En tant qu'artiste, pensez-vous qu'il est possible aujourd'hui de perpétuer l'héritage de la musique traditionnelle en la combinant avec les rythmes de la musique contemporaine ?

Indy Dibongue : Je me dis que nous ne venons pas au monde pour faire les mêmes choses. Je crois que chaque humain vient au monde pour accomplir un certain degré de création. Certains ont un don, d'autres sont initiés, d'autres imitent, d'autres encore y arrivent par désir d'accomplir ce quelque chose de particulier. C'est la beauté de notre monde, cette diversité. Je pense que les musiques contemporaines ont droit d'exister, en Occident, ils ont créé ces musiques alors que je considère qu'ils n'avaient pas de don naturel.

D'un autre côté, la culture africaine est depuis toujours liée à la musique. On ne pratique pas la musique par mimétisme en Afrique. Tout s'accompagne de musique.

Vous voulez dire que, pour vous, c'est possible que les deux coexistent ?

Indy Dibongue : (Réfléchit) Oui, c'est possible. C'est juste que ceux qui se reconnaissent dans une branche l'acceptent. Nous ne pouvons pas tous faire la même chose, il faut que chacun fasse un choix. Parce qu'aujourd'hui il y a des gens très talentueux, mais qui courent après le succès, qui partent sans avoir laisser quelque chose dans l'histoire, alors qu'ils auraient pu.

Remerciements chaleureux à Indy Dibongue et Jean Dibokwè.

Crédit photo : Alain Ngann. 

Crédit illustration : Noam Dibongue.

Zoom

L'omniprésence de la guitare

Vous en parliez déjà, la guitare est centrale dans l'album et dans votre carrière.
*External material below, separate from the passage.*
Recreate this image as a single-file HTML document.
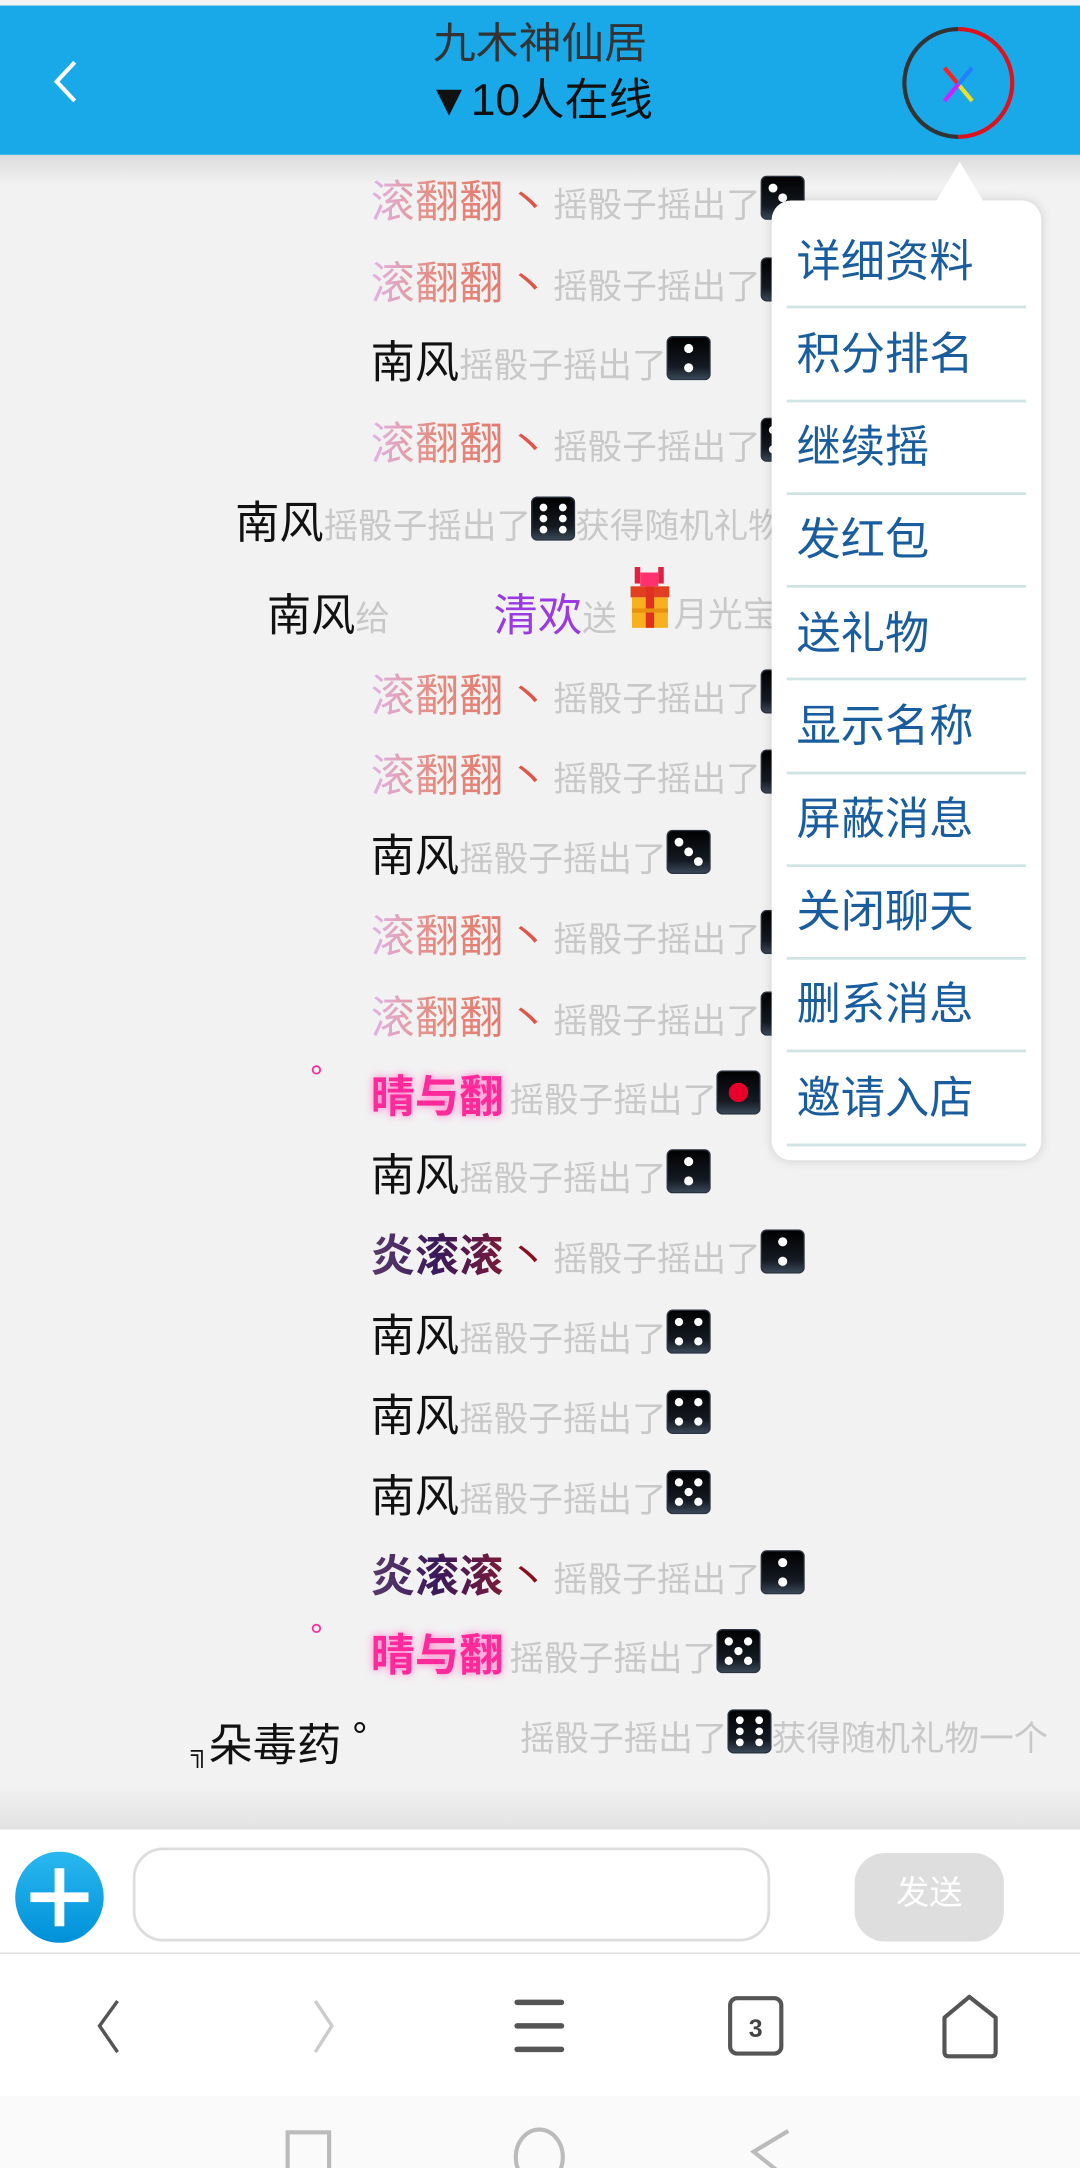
<!DOCTYPE html>
<html><head><meta charset="utf-8">
<style>
*{margin:0;padding:0;box-sizing:border-box}
html,body{width:1080px;height:2168px;overflow:hidden;background:#f2f2f2}
#w{position:absolute;left:0;top:0;width:781px;height:1568px;transform:scale(1.38284);transform-origin:0 0;font-family:"Liberation Sans","Noto Sans CJK SC",sans-serif;background:#f2f2f2;overflow:hidden}
.hdr{position:absolute;left:0;top:4px;width:781px;height:108px;background:#1aa9e8}
.hs{position:absolute;left:0;top:112px;width:781px;height:22px;background:linear-gradient(#dcdcdc,rgba(242,242,242,0))}
.t1{position:absolute;left:0;width:781px;text-align:center;top:8px;font-size:31px;color:#333;line-height:40px}
.t2{position:absolute;left:0;width:781px;text-align:center;top:48px;font-size:32px;color:#111;line-height:40px}
.row{position:absolute;white-space:nowrap;height:40px;line-height:40px}
.n{font-size:32px;color:#111}
.g{font-size:25px;color:#c8c8c8}
.gr{font-size:32px;background:linear-gradient(90deg,#e0b4e8,#e58a7c 50%,#e27a70);-webkit-background-clip:text;background-clip:text;color:transparent}
.dn{font-size:30px;color:#e0554a;margin:0 3px 0 3px}
.dd{font-size:30px;color:#8a1020;margin:0 3px 0 3px}
.yan{font-size:32px;font-weight:bold;background:linear-gradient(90deg,#5a3a6a,#3a1a5a 50%,#7a1a3a);-webkit-background-clip:text;background-clip:text;color:transparent}
.qy{font-size:32px;font-weight:bold;color:#ff2a9a;text-shadow:0 0 6px #ff7acb}
.die{width:32px;height:32px;vertical-align:-2px}
.menu{position:absolute;left:558px;top:145px;width:195px;height:694px;background:#fff;border-radius:14px;box-shadow:0 0 8px rgba(0,0,0,.15);z-index:5}
.tri{position:absolute;left:676px;top:117px;width:0;height:0;border-left:18px solid transparent;border-right:18px solid transparent;border-bottom:30px solid #fff;z-index:6}
.mi{position:absolute;left:18px;font-size:32px;color:#1a5d9e;line-height:40px}
.sep{position:absolute;left:11px;width:173px;height:2px;background:#cfe4e4}
</style></head><body>
<svg width="0" height="0" style="position:absolute">
<defs>
<linearGradient id="dg" x1="0" y1="0" x2="0" y2="1"><stop offset="0" stop-color="#000"/><stop offset=".7" stop-color="#151a22"/><stop offset="1" stop-color="#3a4a5a"/></linearGradient>
<symbol id="b" viewBox="0 0 32 32"><rect x=".5" y=".5" width="31" height="31" rx="4" fill="url(#dg)" stroke="#2a3440"/></symbol>
<symbol id="d1" viewBox="0 0 32 32"><use href="#b"/><circle cx="16" cy="16" r="7" fill="#e8002a"/></symbol>
<symbol id="d2" viewBox="0 0 32 32"><use href="#b"/><circle cx="16" cy="9" r="3.3" fill="#fff"/><circle cx="16" cy="23" r="3.3" fill="#fff"/></symbol>
<symbol id="d3" viewBox="0 0 32 32"><use href="#b"/><circle cx="9" cy="9" r="3.2" fill="#fff"/><circle cx="16" cy="16" r="3.2" fill="#fff"/><circle cx="23" cy="23" r="3.2" fill="#fff"/></symbol>
<symbol id="d4" viewBox="0 0 32 32"><use href="#b"/><circle cx="9" cy="9" r="3" fill="#fff"/><circle cx="23" cy="9" r="3" fill="#fff"/><circle cx="9" cy="23" r="3" fill="#fff"/><circle cx="23" cy="23" r="3" fill="#fff"/></symbol>
<symbol id="d5" viewBox="0 0 32 32"><use href="#b"/><circle cx="9" cy="9" r="3" fill="#fff"/><circle cx="23" cy="9" r="3" fill="#fff"/><circle cx="16" cy="16" r="3" fill="#fff"/><circle cx="9" cy="23" r="3" fill="#fff"/><circle cx="23" cy="23" r="3" fill="#fff"/></symbol>
<symbol id="d6" viewBox="0 0 32 32"><use href="#b"/><circle cx="9" cy="8" r="2.8" fill="#fff"/><circle cx="23" cy="8" r="2.8" fill="#fff"/><circle cx="9" cy="16" r="2.8" fill="#fff"/><circle cx="23" cy="16" r="2.8" fill="#fff"/><circle cx="9" cy="24" r="2.8" fill="#fff"/><circle cx="23" cy="24" r="2.8" fill="#fff"/></symbol>
</defs></svg>
<div id="w">
<div class="hdr">
<svg style="position:absolute;left:36px;top:38px" width="24" height="34"><polyline points="18,3 5,17 18,31" fill="none" stroke="#fff" stroke-width="3"/></svg>
<div class="t1">九木神仙居</div>
<div class="t2">▼10人在线</div>
<svg style="position:absolute;left:651px;top:14px" width="84" height="84">
<path d="M42 3 A39 39 0 0 0 42 81" fill="none" stroke="#333" stroke-width="3"/>
<path d="M42 3 A39 39 0 0 1 42 81" fill="none" stroke="#e0101c" stroke-width="3"/>
<line x1="32" y1="31" x2="42" y2="43" stroke="#ff2020" stroke-width="3"/>
<line x1="42" y1="43" x2="52" y2="55" stroke="#f0e020" stroke-width="3"/>
<line x1="52" y1="31" x2="42" y2="43" stroke="#2080ff" stroke-width="3"/>
<line x1="42" y1="43" x2="32" y2="55" stroke="#d020ff" stroke-width="3"/>
</svg>
</div>
<div class="hs"></div>

<div class="row" style="left:268px;top:126px"><span class="gr">滚翻翻</span><span class="dn">丶</span><span class="g">摇骰子摇出了</span><svg class="die"><use href="#d3"/></svg></div>
<div class="row" style="left:268px;top:185px"><span class="gr">滚翻翻</span><span class="dn">丶</span><span class="g">摇骰子摇出了</span><svg class="die"><use href="#d2"/></svg></div>
<div class="row" style="left:268px;top:242px"><span class="n">南风</span><span class="g">摇骰子摇出了</span><svg class="die"><use href="#d2"/></svg></div>
<div class="row" style="left:268px;top:301px"><span class="gr">滚翻翻</span><span class="dn">丶</span><span class="g">摇骰子摇出了</span><svg class="die"><use href="#d4"/></svg></div>
<div class="row" style="left:170px;top:358px"><span class="n">南风</span><span class="g">摇骰子摇出了</span><svg class="die"><use href="#d6"/></svg><span class="g">获得随机礼物一个</span></div>
<div class="row" style="left:193px;top:425px"><span class="n">南风</span><span class="g">给</span></div>
<div class="row" style="left:357px;top:425px"><span class="n" style="color:#9a3ae0">清欢</span><span class="g">送</span></div>
<svg style="position:absolute;left:454px;top:410px" width="32" height="46"><rect x="5" y="0" width="4" height="12" fill="#e02040"/><rect x="22" y="0" width="4" height="12" fill="#e02040"/><rect x="9" y="4" width="13" height="10" fill="#ff3070"/><rect x="2" y="14" width="28" height="8" fill="#e04020"/><rect x="3" y="22" width="26" height="22" fill="#f8b020"/><rect x="13" y="14" width="6" height="30" fill="#e03020"/><rect x="3" y="30" width="26" height="3" fill="#e89010"/></svg>
<div class="row" style="left:487px;top:425px"><span class="g">月光宝盒</span></div>
<div class="row" style="left:268px;top:483px"><span class="gr">滚翻翻</span><span class="dn">丶</span><span class="g">摇骰子摇出了</span><svg class="die"><use href="#d2"/></svg></div>
<div class="row" style="left:268px;top:541px"><span class="gr">滚翻翻</span><span class="dn">丶</span><span class="g">摇骰子摇出了</span><svg class="die"><use href="#d2"/></svg></div>
<div class="row" style="left:268px;top:599px"><span class="n">南风</span><span class="g">摇骰子摇出了</span><svg class="die"><use href="#d3"/></svg></div>
<div class="row" style="left:268px;top:657px"><span class="gr">滚翻翻</span><span class="dn">丶</span><span class="g">摇骰子摇出了</span><svg class="die"><use href="#d2"/></svg></div>
<div class="row" style="left:268px;top:716px"><span class="gr">滚翻翻</span><span class="dn">丶</span><span class="g">摇骰子摇出了</span><svg class="die"><use href="#d2"/></svg></div>
<div class="row" style="left:224px;top:760px"><span style="font-size:24px;color:#ff2a9a">°</span></div>
<div class="row" style="left:268px;top:773px"><span class="qy">晴与翻</span> <span class="g">摇骰子摇出了</span><svg class="die"><use href="#d1"/></svg></div>
<div class="row" style="left:268px;top:830px"><span class="n">南风</span><span class="g">摇骰子摇出了</span><svg class="die"><use href="#d2"/></svg></div>
<div class="row" style="left:268px;top:888px"><span class="yan">炎滚滚</span><span class="dd">丶</span><span class="g">摇骰子摇出了</span><svg class="die"><use href="#d2"/></svg></div>
<div class="row" style="left:268px;top:946px"><span class="n">南风</span><span class="g">摇骰子摇出了</span><svg class="die"><use href="#d4"/></svg></div>
<div class="row" style="left:268px;top:1004px"><span class="n">南风</span><span class="g">摇骰子摇出了</span><svg class="die"><use href="#d4"/></svg></div>
<div class="row" style="left:268px;top:1062px"><span class="n">南风</span><span class="g">摇骰子摇出了</span><svg class="die"><use href="#d5"/></svg></div>
<div class="row" style="left:268px;top:1120px"><span class="yan">炎滚滚</span><span class="dd">丶</span><span class="g">摇骰子摇出了</span><svg class="die"><use href="#d2"/></svg></div>
<div class="row" style="left:224px;top:1164px"><span style="font-size:24px;color:#ff2a9a">°</span></div>
<div class="row" style="left:268px;top:1177px"><span class="qy">晴与翻</span> <span class="g">摇骰子摇出了</span><svg class="die"><use href="#d5"/></svg></div>
<div class="row" style="left:138px;top:1236px"><span style="font-size:18px;color:#111">╗</span><span class="n">朵毒药</span><span style="font-size:28px;color:#111;vertical-align:8px"> °</span></div>
<div class="row" style="left:376px;top:1236px"><span class="g">摇骰子摇出了</span><svg class="die"><use href="#d6"/></svg><span class="g">获得随机礼物一个</span></div>

<div class="tri"></div>
<div class="menu">
<div class="mi" style="top:24px">详细资料</div><div class="sep" style="top:76px"></div>
<div class="mi" style="top:91px">积分排名</div><div class="sep" style="top:144px"></div>
<div class="mi" style="top:158px">继续摇</div><div class="sep" style="top:211px"></div>
<div class="mi" style="top:225px">发红包</div><div class="sep" style="top:278px"></div>
<div class="mi" style="top:293px">送礼物</div><div class="sep" style="top:345px"></div>
<div class="mi" style="top:360px">显示名称</div><div class="sep" style="top:413px"></div>
<div class="mi" style="top:427px">屏蔽消息</div><div class="sep" style="top:480px"></div>
<div class="mi" style="top:494px">关闭聊天</div><div class="sep" style="top:547px"></div>
<div class="mi" style="top:561px">删系消息</div><div class="sep" style="top:614px"></div>
<div class="mi" style="top:629px">邀请入店</div><div class="sep" style="top:682px"></div>
</div>

<div style="position:absolute;left:0;top:1290px;width:781px;height:34px;background:linear-gradient(rgba(242,242,242,0),#e2e2e2)"></div>
<div style="position:absolute;left:0;top:1323px;width:781px;height:90px;background:#fff;border-bottom:1px solid #ddd"></div>
<svg style="position:absolute;left:10px;top:1339px" width="66" height="66"><defs><linearGradient id="pg" x1="0" y1="0" x2="0" y2="1"><stop offset="0" stop-color="#2ab8f0"/><stop offset="1" stop-color="#0090d8"/></linearGradient></defs><ellipse cx="33" cy="33" rx="32" ry="33" fill="url(#pg)"/><rect x="29.5" y="12" width="7" height="42" fill="#fff"/><rect x="12" y="29.5" width="42" height="7" fill="#fff"/></svg>
<div style="position:absolute;left:96px;top:1336px;width:461px;height:68px;border:2px solid #ddd;border-radius:22px;background:#fff"></div>
<div style="position:absolute;left:618px;top:1340px;width:108px;height:64px;border-radius:22px;background:#dedede;color:#fff;font-size:24px;line-height:60px;text-align:center">发送</div>
<div style="position:absolute;left:0;top:1413px;width:781px;height:103px;background:#fff"></div>
<svg style="position:absolute;left:0;top:1440px" width="781" height="56">
<polyline points="85,7 72,25 85,44" fill="none" stroke="#555" stroke-width="2.5"/>
<polyline points="228,7 240,25 228,44" fill="none" stroke="#ccc" stroke-width="2.5"/>
<g stroke="#555" stroke-width="4" stroke-linecap="round"><line x1="374" y1="8" x2="406" y2="8"/><line x1="374" y1="25" x2="406" y2="25"/><line x1="374" y1="42" x2="406" y2="42"/></g>
<rect x="528" y="5" width="37" height="40" rx="5" fill="none" stroke="#555" stroke-width="3"/>
<text x="546.5" y="33" text-anchor="middle" font-family="Liberation Sans" font-weight="bold" font-size="18" fill="#444">3</text>
<path d="M683 19 L701 4 L720 19 L720 44 Q720 47 717 47 L686 47 Q683 47 683 44 Z" fill="none" stroke="#555" stroke-width="3" stroke-linejoin="round"/>
</svg>
<div style="position:absolute;left:0;top:1516px;width:781px;height:52px;background:#fafafa"></div>
<svg style="position:absolute;left:0;top:1538px" width="781" height="30">
<rect x="208" y="4" width="30" height="40" fill="none" stroke="#bbb" stroke-width="3"/>
<ellipse cx="390" cy="22" rx="17" ry="20" fill="none" stroke="#bbb" stroke-width="3"/>
<polyline points="570,3 545,18 570,38" fill="none" stroke="#bbb" stroke-width="3"/>
</svg>
</div>
</body></html>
Quelle place accordez-vous à cet instrument ?

Indy Dibongue : Je ne dis pas que je suis guitariste ni ne me considère pas comme tel. J'ai toujours dit que je joue de la guitare. Pour moi, c'est un moyen d'expression. A ceux qui me cherchent comme guitariste je dis toujours que je ne le suis pas. La seule personne avec laquelle j'ai travaillé et avec laquelle je suis devenu artiste, c'est Tony Allen.

Aujourd'hui, même quand on écoute ses albums, on entend cette omniprésence de la guitare. Quand je livre une performance, le public sait tout de suite identifier que c'est ma musique grâce à cette identité avec le son de la guitare, quelle que soit la musique que je joue.